As a basic element of the Arabic language, Arabic calligraphy has always played an important role both as a manifestation of pan-Arab unity and a form of , uniqueness and. With the advancement of computerized printing, craftsmen involved in this beautiful art have been diminishing. The discovery in Wakalat el Ghouri of the hidden secrets of Arabic calligraphy dating back to the 16th and 19th centuries was instrumental in reviving interest in and study of Arabic calligraphy. These form the curriculum of the free study atelierhas , already set up in Wakalat el Ghouri, in collaboration with Asala Society. (an NGO).

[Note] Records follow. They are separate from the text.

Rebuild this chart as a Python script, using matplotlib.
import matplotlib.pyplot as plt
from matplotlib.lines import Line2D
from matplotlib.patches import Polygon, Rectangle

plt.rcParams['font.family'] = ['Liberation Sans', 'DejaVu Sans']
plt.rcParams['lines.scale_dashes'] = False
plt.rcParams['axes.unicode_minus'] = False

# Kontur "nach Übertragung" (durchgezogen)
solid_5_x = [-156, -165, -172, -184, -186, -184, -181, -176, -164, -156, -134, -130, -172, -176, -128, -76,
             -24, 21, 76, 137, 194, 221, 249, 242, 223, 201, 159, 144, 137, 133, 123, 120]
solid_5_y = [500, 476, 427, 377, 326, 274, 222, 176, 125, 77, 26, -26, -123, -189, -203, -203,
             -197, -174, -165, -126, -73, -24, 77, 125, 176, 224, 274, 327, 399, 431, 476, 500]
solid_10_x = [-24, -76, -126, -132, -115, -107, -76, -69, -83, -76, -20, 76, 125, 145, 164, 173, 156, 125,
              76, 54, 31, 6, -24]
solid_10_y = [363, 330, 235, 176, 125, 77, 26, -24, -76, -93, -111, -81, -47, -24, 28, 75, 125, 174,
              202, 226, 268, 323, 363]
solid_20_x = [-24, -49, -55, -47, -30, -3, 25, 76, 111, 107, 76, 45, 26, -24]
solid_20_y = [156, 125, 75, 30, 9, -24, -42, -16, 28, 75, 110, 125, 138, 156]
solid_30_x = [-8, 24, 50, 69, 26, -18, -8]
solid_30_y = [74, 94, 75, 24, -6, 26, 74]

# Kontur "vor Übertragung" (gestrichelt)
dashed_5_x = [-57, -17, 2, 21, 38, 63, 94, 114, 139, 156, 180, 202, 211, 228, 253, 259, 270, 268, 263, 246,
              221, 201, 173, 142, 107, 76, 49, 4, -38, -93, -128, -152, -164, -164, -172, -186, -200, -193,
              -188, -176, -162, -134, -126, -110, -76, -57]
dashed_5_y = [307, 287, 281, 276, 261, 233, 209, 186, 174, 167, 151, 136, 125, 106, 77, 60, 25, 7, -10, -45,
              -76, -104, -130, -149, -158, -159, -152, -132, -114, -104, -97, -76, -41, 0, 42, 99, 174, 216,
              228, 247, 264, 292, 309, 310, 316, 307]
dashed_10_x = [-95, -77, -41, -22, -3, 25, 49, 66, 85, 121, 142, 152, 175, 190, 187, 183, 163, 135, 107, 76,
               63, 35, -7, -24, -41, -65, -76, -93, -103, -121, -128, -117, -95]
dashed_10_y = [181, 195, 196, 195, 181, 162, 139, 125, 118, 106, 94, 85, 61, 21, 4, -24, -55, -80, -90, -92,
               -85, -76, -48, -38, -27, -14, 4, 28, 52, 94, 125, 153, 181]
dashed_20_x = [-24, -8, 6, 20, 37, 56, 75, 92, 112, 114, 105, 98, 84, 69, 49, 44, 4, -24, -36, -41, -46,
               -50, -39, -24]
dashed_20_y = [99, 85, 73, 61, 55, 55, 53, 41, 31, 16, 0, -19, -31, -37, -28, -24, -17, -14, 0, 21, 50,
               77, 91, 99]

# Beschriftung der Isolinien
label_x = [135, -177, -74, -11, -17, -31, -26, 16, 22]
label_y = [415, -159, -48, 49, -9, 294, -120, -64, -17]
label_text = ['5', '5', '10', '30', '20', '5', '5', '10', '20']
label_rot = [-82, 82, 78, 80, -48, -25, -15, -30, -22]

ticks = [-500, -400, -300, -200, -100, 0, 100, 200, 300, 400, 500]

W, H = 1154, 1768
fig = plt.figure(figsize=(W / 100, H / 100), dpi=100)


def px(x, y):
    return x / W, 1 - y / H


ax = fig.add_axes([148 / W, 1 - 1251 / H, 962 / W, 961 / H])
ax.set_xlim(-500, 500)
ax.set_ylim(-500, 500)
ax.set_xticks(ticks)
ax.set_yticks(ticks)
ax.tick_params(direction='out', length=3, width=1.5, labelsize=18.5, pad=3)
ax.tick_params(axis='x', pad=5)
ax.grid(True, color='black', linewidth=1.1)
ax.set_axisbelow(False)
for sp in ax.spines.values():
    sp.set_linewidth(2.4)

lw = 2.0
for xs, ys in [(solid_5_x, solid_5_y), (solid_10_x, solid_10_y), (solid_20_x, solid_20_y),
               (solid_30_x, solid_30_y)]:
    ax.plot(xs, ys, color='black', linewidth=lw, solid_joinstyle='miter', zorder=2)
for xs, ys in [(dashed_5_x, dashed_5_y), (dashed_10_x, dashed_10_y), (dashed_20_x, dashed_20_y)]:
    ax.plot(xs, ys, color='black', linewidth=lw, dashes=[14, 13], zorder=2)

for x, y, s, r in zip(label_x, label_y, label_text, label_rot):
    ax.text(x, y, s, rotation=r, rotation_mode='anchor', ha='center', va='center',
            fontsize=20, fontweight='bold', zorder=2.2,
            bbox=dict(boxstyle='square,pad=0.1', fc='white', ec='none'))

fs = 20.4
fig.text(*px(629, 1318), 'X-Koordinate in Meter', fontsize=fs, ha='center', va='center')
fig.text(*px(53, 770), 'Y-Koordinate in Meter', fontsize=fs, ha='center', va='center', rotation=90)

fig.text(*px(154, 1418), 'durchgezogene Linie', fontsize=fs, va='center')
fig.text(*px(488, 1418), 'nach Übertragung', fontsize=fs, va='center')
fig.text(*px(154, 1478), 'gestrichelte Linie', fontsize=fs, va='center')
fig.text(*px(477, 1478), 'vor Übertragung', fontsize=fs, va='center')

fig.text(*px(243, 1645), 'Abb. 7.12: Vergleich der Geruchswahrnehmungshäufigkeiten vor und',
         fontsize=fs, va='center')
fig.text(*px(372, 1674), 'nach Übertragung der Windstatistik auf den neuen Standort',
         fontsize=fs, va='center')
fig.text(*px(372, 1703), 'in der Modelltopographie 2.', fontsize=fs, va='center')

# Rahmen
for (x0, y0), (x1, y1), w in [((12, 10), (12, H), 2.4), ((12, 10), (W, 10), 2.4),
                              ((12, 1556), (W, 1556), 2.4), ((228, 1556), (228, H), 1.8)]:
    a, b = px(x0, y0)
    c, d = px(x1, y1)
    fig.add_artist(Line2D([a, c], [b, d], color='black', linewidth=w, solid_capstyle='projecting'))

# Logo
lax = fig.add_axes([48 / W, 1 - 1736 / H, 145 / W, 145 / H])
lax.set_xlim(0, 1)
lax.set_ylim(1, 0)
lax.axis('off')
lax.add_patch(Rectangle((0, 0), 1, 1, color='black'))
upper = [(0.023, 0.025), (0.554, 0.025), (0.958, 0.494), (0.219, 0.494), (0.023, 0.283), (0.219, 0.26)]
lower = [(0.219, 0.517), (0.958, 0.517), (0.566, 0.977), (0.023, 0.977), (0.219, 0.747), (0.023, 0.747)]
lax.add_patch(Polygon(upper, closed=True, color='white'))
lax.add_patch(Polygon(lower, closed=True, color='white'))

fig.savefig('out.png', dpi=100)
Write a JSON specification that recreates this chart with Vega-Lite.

Head Scarf Decoration (Ouya)

Ouya is the colloquial Egyptian word for the very fine decorative elements beautifully fixed on women head scarves, widely used in the Egyptian countryside and the traditional districts of Old Cairo. It is a complementary art to folk costumes and is an integral part of country women's ornaments. In order to encourage this art, it is being introduced at the Art and Life and Conventional Arts Research Centers.

Book Binding

During the Islamic epochs, decorative book binding reached high levels of craftsmanship, through the use of embossed decorative motifs, gold-plating and coloring. Although many a masterpiece belonging to this art were achieved in the past, it has been deteriorating almost to the point of extinction. Studies are underway for reviving this art through Wakalat el Ghouri free-study ateliers.

Leatherwork

Beautifully designed leatherworks such as bags, belts, medals, shoes and cushions, that combine both functional and aesthetic value are made, using ornaments and graphics by burning and collating. Egypt has a unique reputation in this field. The Leatherwork Department is to be set under the conventional Arts Research Center.

The Arts Centers, as appears from the foregoing presentation has been pursuing its mission of supporting, restoring and reviving traditional handicrafts, within the object of maintaining our cultural identity.

They stand more resolved to pursue this goal, especially following the selection of Cairo as the Cultural Capital of the Arab World in 1996.